=== Exercise ===
Write out the listing, please, but only from its first line through the line containing "import seaborn as sns", exactly as given and without pictures.

=== Stored data ===
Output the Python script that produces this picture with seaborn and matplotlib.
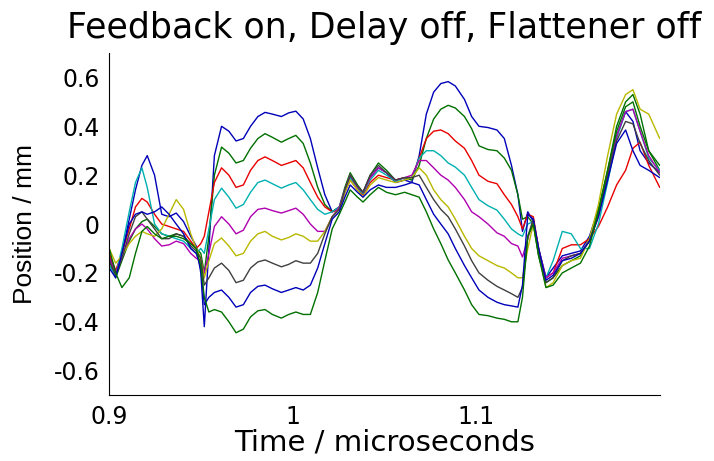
import matplotlib
matplotlib.use("Agg")
import matplotlib.pyplot as plt
import pandas as pd
import seaborn as sns

# ---------------- data ----------------
time_us = [
    0.900, 0.9035, 0.9069, 0.9109, 0.9143, 0.9178, 0.9207, 0.9247, 0.9286, 0.9326,
    0.9365, 0.9405, 0.9444, 0.9474, 0.9499, 0.9518, 0.9543, 0.9573, 0.9612, 0.9652,
    0.9691, 0.9731, 0.9770, 0.9810, 0.9849, 0.9889, 0.9938, 0.9978, 1.0017, 1.0057,
    1.0096, 1.0136, 1.0175, 1.0215, 1.0254, 1.0284, 1.0313, 1.0353, 1.0383, 1.0422,
    1.0467, 1.0511, 1.0560, 1.0610, 1.0649, 1.0689, 1.0728, 1.0768, 1.0807, 1.0847,
    1.0886, 1.0936, 1.0975, 1.1015, 1.1064, 1.1113, 1.1153, 1.1192, 1.1227, 1.1252,
    1.1281, 1.1311, 1.1340, 1.1380, 1.1419, 1.1469, 1.1518, 1.1568, 1.1617, 1.1666,
    1.1716, 1.1765, 1.1814, 1.1854, 1.1893, 1.1940, 1.2000]

blue_a = [
    -0.13, -0.20, -0.12, 0.02, 0.14, 0.24, 0.28, 0.20, 0.04, 0.03,
    0.045, 0.01, -0.05, -0.09, -0.20, -0.42, -0.10, 0.28, 0.40, 0.38,
    0.34, 0.35, 0.40, 0.44, 0.457, 0.45, 0.44, 0.455, 0.462, 0.43,
    0.35, 0.23, 0.12, 0.05, 0.07, 0.14, 0.19, 0.15, 0.13, 0.19,
    0.23, 0.21, 0.17, 0.18, 0.17, 0.28, 0.45, 0.54, 0.575, 0.583,
    0.565, 0.51, 0.44, 0.40, 0.395, 0.385, 0.35, 0.24, 0.12, -0.03,
    0.05, 0.01, -0.12, -0.22, -0.18, -0.13, -0.12, -0.11, -0.05, 0.06,
    0.20, 0.36, 0.46, 0.42, 0.30, 0.25, 0.21]

green_a = [
    -0.15, -0.22, -0.15, -0.07, -0.02, 0.01, 0.02, -0.01, -0.04, -0.05,
    -0.04, -0.05, -0.08, -0.10, -0.12, -0.20, -0.05, 0.20, 0.315, 0.29,
    0.25, 0.26, 0.31, 0.35, 0.37, 0.355, 0.335, 0.35, 0.363, 0.33,
    0.25, 0.15, 0.08, 0.05, 0.07, 0.15, 0.21, 0.16, 0.13, 0.20,
    0.25, 0.22, 0.18, 0.19, 0.18, 0.24, 0.35, 0.43, 0.47, 0.486,
    0.475, 0.44, 0.39, 0.32, 0.305, 0.30, 0.27, 0.22, 0.12, 0.02,
    0.03, 0.00, -0.13, -0.24, -0.22, -0.17, -0.15, -0.13, -0.06, 0.06,
    0.22, 0.40, 0.50, 0.53, 0.45, 0.30, 0.22]

red = [
    -0.12, -0.19, -0.12, -0.02, 0.07, 0.105, 0.09, 0.04, 0.00, -0.01,
    -0.02, -0.03, -0.07, -0.10, -0.08, -0.05, 0.05, 0.17, 0.23, 0.20,
    0.15, 0.16, 0.22, 0.26, 0.275, 0.26, 0.24, 0.25, 0.26, 0.23,
    0.17, 0.11, 0.07, 0.05, 0.06, 0.13, 0.18, 0.14, 0.12, 0.17,
    0.20, 0.19, 0.18, 0.19, 0.19, 0.27, 0.35, 0.38, 0.385, 0.37,
    0.34, 0.31, 0.26, 0.20, 0.175, 0.165, 0.12, 0.08, 0.03, -0.02,
    0.04, 0.03, -0.10, -0.22, -0.20, -0.10, -0.085, -0.085, -0.06, -0.01,
    0.07, 0.16, 0.22, 0.31, 0.335, 0.24, 0.15]

cyan = [
    -0.17, -0.21, -0.10, 0.05, 0.17, 0.23, 0.15, 0.00, -0.04, -0.05,
    -0.06, -0.07, -0.10, -0.12, -0.10, -0.12, -0.02, 0.10, 0.147, 0.11,
    0.065, 0.08, 0.13, 0.17, 0.18, 0.165, 0.147, 0.16, 0.17, 0.14,
    0.10, 0.06, 0.04, 0.05, 0.07, 0.14, 0.19, 0.145, 0.125, 0.18,
    0.22, 0.20, 0.175, 0.19, 0.19, 0.27, 0.30, 0.30, 0.28, 0.25,
    0.233, 0.20, 0.15, 0.10, 0.075, 0.057, 0.02, -0.02, -0.04, -0.05,
    0.00, 0.01, -0.10, -0.22, -0.15, -0.03, -0.04, -0.10, -0.10, 0.00,
    0.17, 0.35, 0.46, 0.47, 0.38, 0.27, 0.22]

magenta = [
    -0.14, -0.20, -0.14, -0.06, -0.02, 0.00, -0.02, -0.06, -0.09, -0.085,
    -0.07, -0.08, -0.12, -0.14, -0.15, -0.20, -0.12, -0.01, 0.03, 0.00,
    -0.04, -0.025, 0.03, 0.06, 0.065, 0.055, 0.045, 0.055, 0.065, 0.04,
    0.00, -0.03, -0.03, 0.03, 0.07, 0.14, 0.20, 0.15, 0.13, 0.19,
    0.23, 0.21, 0.18, 0.19, 0.20, 0.26, 0.26, 0.23, 0.20, 0.18,
    0.15, 0.10, 0.05, 0.03, 0.00, -0.036, -0.05, -0.08, -0.09, -0.135,
    -0.06, 0.02, -0.10, -0.22, -0.20, -0.14, -0.13, -0.12, -0.07, 0.03,
    0.20, 0.36, 0.46, 0.47, 0.38, 0.28, 0.21]

yellow = [
    -0.10, -0.16, -0.13, -0.08, -0.05, -0.03, -0.04, -0.05, -0.02, 0.04,
    0.10, 0.06, -0.04, -0.10, -0.14, -0.22, -0.15, -0.08, -0.057, -0.09,
    -0.13, -0.12, -0.07, -0.04, -0.03, -0.05, -0.065, -0.055, -0.04, -0.05,
    -0.07, -0.07, -0.03, 0.03, 0.06, 0.13, 0.18, 0.14, 0.11, 0.16,
    0.19, 0.18, 0.17, 0.18, 0.19, 0.23, 0.20, 0.14, 0.10, 0.07,
    0.02, -0.05, -0.10, -0.13, -0.15, -0.17, -0.18, -0.20, -0.22, -0.22,
    -0.10, 0.00, -0.12, -0.26, -0.24, -0.17, -0.15, -0.14, -0.06, 0.08,
    0.28, 0.45, 0.53, 0.55, 0.47, 0.45, 0.35]

gray = [
    -0.15, -0.21, -0.14, -0.04, 0.03, 0.05, 0.02, -0.02, -0.06, -0.06,
    -0.04, -0.05, -0.09, -0.11, -0.14, -0.25, -0.22, -0.18, -0.16, -0.19,
    -0.24, -0.23, -0.18, -0.155, -0.147, -0.16, -0.175, -0.165, -0.15, -0.16,
    -0.16, -0.12, -0.04, 0.03, 0.06, 0.14, 0.20, 0.155, 0.13, 0.20,
    0.24, 0.21, 0.18, 0.19, 0.19, 0.20, 0.15, 0.10, 0.06, 0.03,
    -0.02, -0.09, -0.15, -0.20, -0.23, -0.255, -0.27, -0.285, -0.30, -0.26,
    -0.05, 0.02, -0.12, -0.24, -0.22, -0.15, -0.13, -0.12, -0.07, 0.04,
    0.20, 0.34, 0.42, 0.41, 0.33, 0.26, 0.20]

blue_b = [
    -0.18, -0.22, -0.12, 0.00, 0.04, 0.05, 0.04, 0.05, 0.07, 0.04,
    0.00, -0.04, -0.10, -0.12, -0.18, -0.33, -0.30, -0.28, -0.27, -0.30,
    -0.34, -0.33, -0.28, -0.255, -0.25, -0.265, -0.28, -0.27, -0.26, -0.27,
    -0.25, -0.18, -0.08, 0.02, 0.05, 0.11, 0.16, 0.13, 0.11, 0.14,
    0.16, 0.15, 0.15, 0.16, 0.17, 0.16, 0.10, 0.04, 0.00, -0.04,
    -0.10, -0.17, -0.22, -0.27, -0.30, -0.32, -0.33, -0.335, -0.34, -0.25,
    0.04, 0.02, -0.10, -0.23, -0.21, -0.15, -0.14, -0.12, -0.07, 0.03,
    0.18, 0.33, 0.385, 0.30, 0.24, 0.22, 0.19]

green_b = [
    -0.10, -0.20, -0.26, -0.22, -0.12, -0.03, -0.01, -0.04, -0.06, -0.05,
    -0.05, -0.06, -0.08, -0.10, -0.17, -0.30, -0.36, -0.35, -0.36, -0.40,
    -0.445, -0.43, -0.38, -0.355, -0.35, -0.37, -0.385, -0.37, -0.36, -0.37,
    -0.37, -0.28, -0.15, -0.02, 0.04, 0.09, 0.14, 0.11, 0.09, 0.12,
    0.15, 0.13, 0.12, 0.13, 0.12, 0.11, 0.05, -0.02, -0.08, -0.147,
    -0.20, -0.27, -0.33, -0.37, -0.375, -0.385, -0.39, -0.40, -0.40, -0.30,
    -0.05, 0.00, -0.13, -0.26, -0.25, -0.20, -0.18, -0.16, -0.09, 0.05,
    0.22, 0.38, 0.48, 0.50, 0.40, 0.30, 0.24]

series_names = ["blue_a", "green_a", "red", "cyan", "magenta",
                "yellow", "gray", "blue_b", "green_b"]
series_values = [blue_a, green_a, red, cyan, magenta, yellow, gray, blue_b, green_b]
line_colors = ["#0000b8", "#007000", "#e80000", "#00b0b0", "#b000b0",
               "#b8b800", "#404040", "#0000b8", "#007000"]

xtick_vals = [0.9, 1.0, 1.1]
xtick_labels = ["0.9", "1", "1.1"]
ytick_vals = [-0.6, -0.4, -0.2, 0.0, 0.2, 0.4, 0.6]
ytick_labels = ["-0.6", "-0.4", "-0.2", "0", "0.2", "0.4", "0.6"]

# ---------------- build long table ----------------
frames = []
for name, vals in zip(series_names, series_values):
    frames.append(pd.DataFrame({"time": time_us, "pos": vals, "trace": name}))
df = pd.concat(frames, ignore_index=True)

sns.set_theme(style="white")
plt.rcParams["font.family"] = ["DejaVu Sans"]

fig = plt.figure(figsize=(7.14, 4.61), dpi=100)
ax = fig.add_axes([0.153, 0.143, 0.771, 0.742])

sns.lineplot(data=df, x="time", y="pos", hue="trace",
             hue_order=series_names,
             palette=dict(zip(series_names, line_colors)),
             estimator=None, sort=False, legend=False,
             linewidth=1.0, ax=ax)

ax.set_xlim(0.9, 1.2)
ax.set_ylim(-0.7, 0.7)
ax.set_xticks(xtick_vals)
ax.set_xticklabels(xtick_labels)
ax.set_yticks(ytick_vals)
ax.set_yticklabels(ytick_labels)

sns.despine(ax=ax)
for side in ["left", "bottom"]:
    ax.spines[side].set_color("black")
    ax.spines[side].set_linewidth(0.8)

ax.tick_params(axis="both", direction="in", length=4, width=0.8,
               color="black", labelcolor="black", labelsize=17, pad=7)

ax.set_title("Feedback on, Delay off, Flattener off", fontsize=25,
             pad=11, color="black")
ax.set_xlabel("Time / microseconds", fontsize=21, color="black", labelpad=0)
ax.set_ylabel("Position / mm", fontsize=19, color="black", labelpad=12,
              family=["Liberation Sans", "DejaVu Sans"])

fig.savefig("out.png", dpi=100, facecolor="white")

=== Output for this task ===
Output the Python script that produces this picture with seaborn and matplotlib.
import matplotlib
matplotlib.use("Agg")
import matplotlib.pyplot as plt
import pandas as pd
import seaborn as sns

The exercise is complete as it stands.